## [A block of data]
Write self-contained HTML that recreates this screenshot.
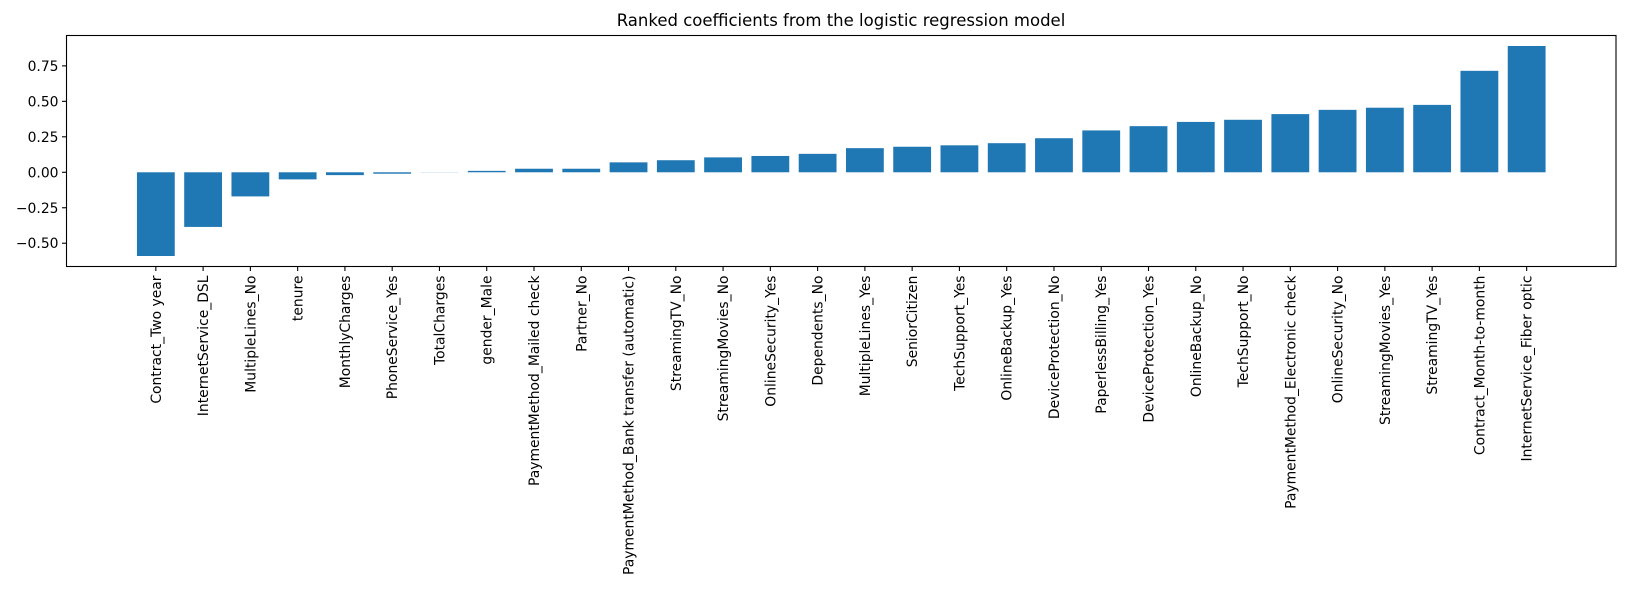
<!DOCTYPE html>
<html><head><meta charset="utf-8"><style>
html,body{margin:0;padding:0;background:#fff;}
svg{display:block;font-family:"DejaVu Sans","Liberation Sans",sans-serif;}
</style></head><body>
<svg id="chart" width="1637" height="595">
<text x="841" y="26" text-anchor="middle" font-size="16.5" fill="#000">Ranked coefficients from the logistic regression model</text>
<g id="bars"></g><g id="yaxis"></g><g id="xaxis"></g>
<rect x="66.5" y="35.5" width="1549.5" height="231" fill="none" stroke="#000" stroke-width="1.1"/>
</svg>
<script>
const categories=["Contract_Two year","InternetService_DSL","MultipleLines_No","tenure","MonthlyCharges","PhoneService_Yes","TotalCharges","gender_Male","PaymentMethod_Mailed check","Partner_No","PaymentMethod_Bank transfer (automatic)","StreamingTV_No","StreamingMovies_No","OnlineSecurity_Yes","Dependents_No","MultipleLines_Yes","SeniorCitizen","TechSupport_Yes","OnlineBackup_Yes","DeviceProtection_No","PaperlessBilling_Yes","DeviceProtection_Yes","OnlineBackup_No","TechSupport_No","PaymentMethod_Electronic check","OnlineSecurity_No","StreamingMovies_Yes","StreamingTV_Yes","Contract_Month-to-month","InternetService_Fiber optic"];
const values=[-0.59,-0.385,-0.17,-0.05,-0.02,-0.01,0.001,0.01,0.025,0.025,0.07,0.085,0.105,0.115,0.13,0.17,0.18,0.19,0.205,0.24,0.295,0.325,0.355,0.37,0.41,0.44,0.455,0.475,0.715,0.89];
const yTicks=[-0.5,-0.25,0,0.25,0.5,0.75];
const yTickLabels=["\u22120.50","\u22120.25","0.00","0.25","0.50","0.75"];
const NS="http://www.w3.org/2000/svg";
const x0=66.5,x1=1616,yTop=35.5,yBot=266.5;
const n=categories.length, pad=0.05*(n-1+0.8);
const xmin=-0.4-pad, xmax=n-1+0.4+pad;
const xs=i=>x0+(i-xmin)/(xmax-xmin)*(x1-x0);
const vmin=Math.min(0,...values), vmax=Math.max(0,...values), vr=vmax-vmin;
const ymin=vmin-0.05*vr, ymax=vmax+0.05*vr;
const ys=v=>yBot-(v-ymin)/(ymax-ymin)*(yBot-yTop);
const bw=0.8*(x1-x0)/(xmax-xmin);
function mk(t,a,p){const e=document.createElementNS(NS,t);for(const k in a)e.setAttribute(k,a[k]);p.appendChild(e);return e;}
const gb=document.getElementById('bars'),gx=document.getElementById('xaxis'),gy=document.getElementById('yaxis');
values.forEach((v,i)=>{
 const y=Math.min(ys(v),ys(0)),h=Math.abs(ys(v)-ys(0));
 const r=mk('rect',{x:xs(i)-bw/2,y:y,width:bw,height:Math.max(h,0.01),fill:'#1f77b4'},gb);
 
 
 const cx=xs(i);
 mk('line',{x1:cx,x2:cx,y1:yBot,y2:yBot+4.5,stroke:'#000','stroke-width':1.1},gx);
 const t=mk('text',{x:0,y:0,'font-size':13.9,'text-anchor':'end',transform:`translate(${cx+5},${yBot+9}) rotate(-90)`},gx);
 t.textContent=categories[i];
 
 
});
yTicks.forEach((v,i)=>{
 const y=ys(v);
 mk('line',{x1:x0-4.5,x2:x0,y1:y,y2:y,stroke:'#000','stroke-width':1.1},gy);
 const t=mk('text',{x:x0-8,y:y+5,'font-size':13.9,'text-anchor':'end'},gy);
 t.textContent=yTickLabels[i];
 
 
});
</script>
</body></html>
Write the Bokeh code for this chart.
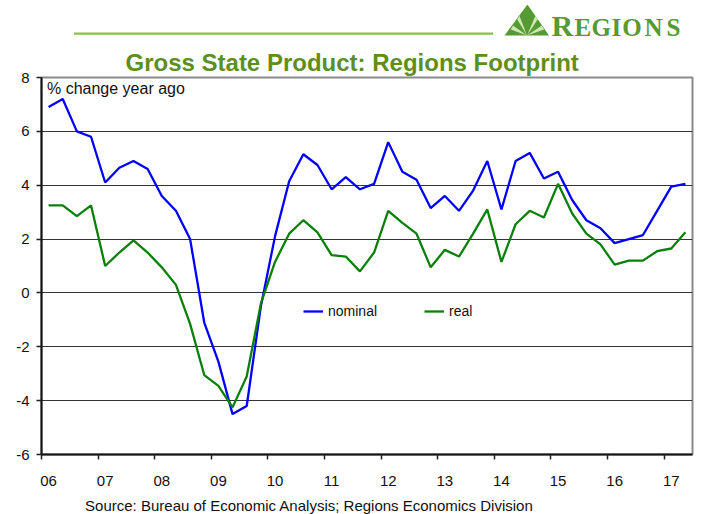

## [Exercise details]
Reproduce all of the material exactly, apart from the pictures.

## [Result of this task]
Write self-contained HTML that recreates this screenshot.
<!DOCTYPE html>
<html><head><meta charset="utf-8"><style>
html,body{margin:0;padding:0;background:#fff;}
svg{display:block;font-family:"DejaVu Sans","Liberation Sans",sans-serif;}
</style></head><body>
<svg id="chart" width="1637" height="595">
<text x="841" y="26" text-anchor="middle" font-size="16.5" fill="#000">Ranked coefficients from the logistic regression model</text>
<g id="bars"></g><g id="yaxis"></g><g id="xaxis"></g>
<rect x="66.5" y="35.5" width="1549.5" height="231" fill="none" stroke="#000" stroke-width="1.1"/>
</svg>
<script>
const categories=["Contract_Two year","InternetService_DSL","MultipleLines_No","tenure","MonthlyCharges","PhoneService_Yes","TotalCharges","gender_Male","PaymentMethod_Mailed check","Partner_No","PaymentMethod_Bank transfer (automatic)","StreamingTV_No","StreamingMovies_No","OnlineSecurity_Yes","Dependents_No","MultipleLines_Yes","SeniorCitizen","TechSupport_Yes","OnlineBackup_Yes","DeviceProtection_No","PaperlessBilling_Yes","DeviceProtection_Yes","OnlineBackup_No","TechSupport_No","PaymentMethod_Electronic check","OnlineSecurity_No","StreamingMovies_Yes","StreamingTV_Yes","Contract_Month-to-month","InternetService_Fiber optic"];
const values=[-0.59,-0.385,-0.17,-0.05,-0.02,-0.01,0.001,0.01,0.025,0.025,0.07,0.085,0.105,0.115,0.13,0.17,0.18,0.19,0.205,0.24,0.295,0.325,0.355,0.37,0.41,0.44,0.455,0.475,0.715,0.89];
const yTicks=[-0.5,-0.25,0,0.25,0.5,0.75];
const yTickLabels=["\u22120.50","\u22120.25","0.00","0.25","0.50","0.75"];
const NS="http://www.w3.org/2000/svg";
const x0=66.5,x1=1616,yTop=35.5,yBot=266.5;
const n=categories.length, pad=0.05*(n-1+0.8);
const xmin=-0.4-pad, xmax=n-1+0.4+pad;
const xs=i=>x0+(i-xmin)/(xmax-xmin)*(x1-x0);
const vmin=Math.min(0,...values), vmax=Math.max(0,...values), vr=vmax-vmin;
const ymin=vmin-0.05*vr, ymax=vmax+0.05*vr;
const ys=v=>yBot-(v-ymin)/(ymax-ymin)*(yBot-yTop);
const bw=0.8*(x1-x0)/(xmax-xmin);
function mk(t,a,p){const e=document.createElementNS(NS,t);for(const k in a)e.setAttribute(k,a[k]);p.appendChild(e);return e;}
const gb=document.getElementById('bars'),gx=document.getElementById('xaxis'),gy=document.getElementById('yaxis');
values.forEach((v,i)=>{
 const y=Math.min(ys(v),ys(0)),h=Math.abs(ys(v)-ys(0));
 const r=mk('rect',{x:xs(i)-bw/2,y:y,width:bw,height:Math.max(h,0.01),fill:'#1f77b4'},gb);
 
 
 const cx=xs(i);
 mk('line',{x1:cx,x2:cx,y1:yBot,y2:yBot+4.5,stroke:'#000','stroke-width':1.1},gx);
 const t=mk('text',{x:0,y:0,'font-size':13.9,'text-anchor':'end',transform:`translate(${cx+5},${yBot+9}) rotate(-90)`},gx);
 t.textContent=categories[i];
 
 
});
yTicks.forEach((v,i)=>{
 const y=ys(v);
 mk('line',{x1:x0-4.5,x2:x0,y1:y,y2:y,stroke:'#000','stroke-width':1.1},gy);
 const t=mk('text',{x:x0-8,y:y+5,'font-size':13.9,'text-anchor':'end'},gy);
 t.textContent=yTickLabels[i];
 
 
});
</script>
</body></html>
Write the Bokeh code for this chart.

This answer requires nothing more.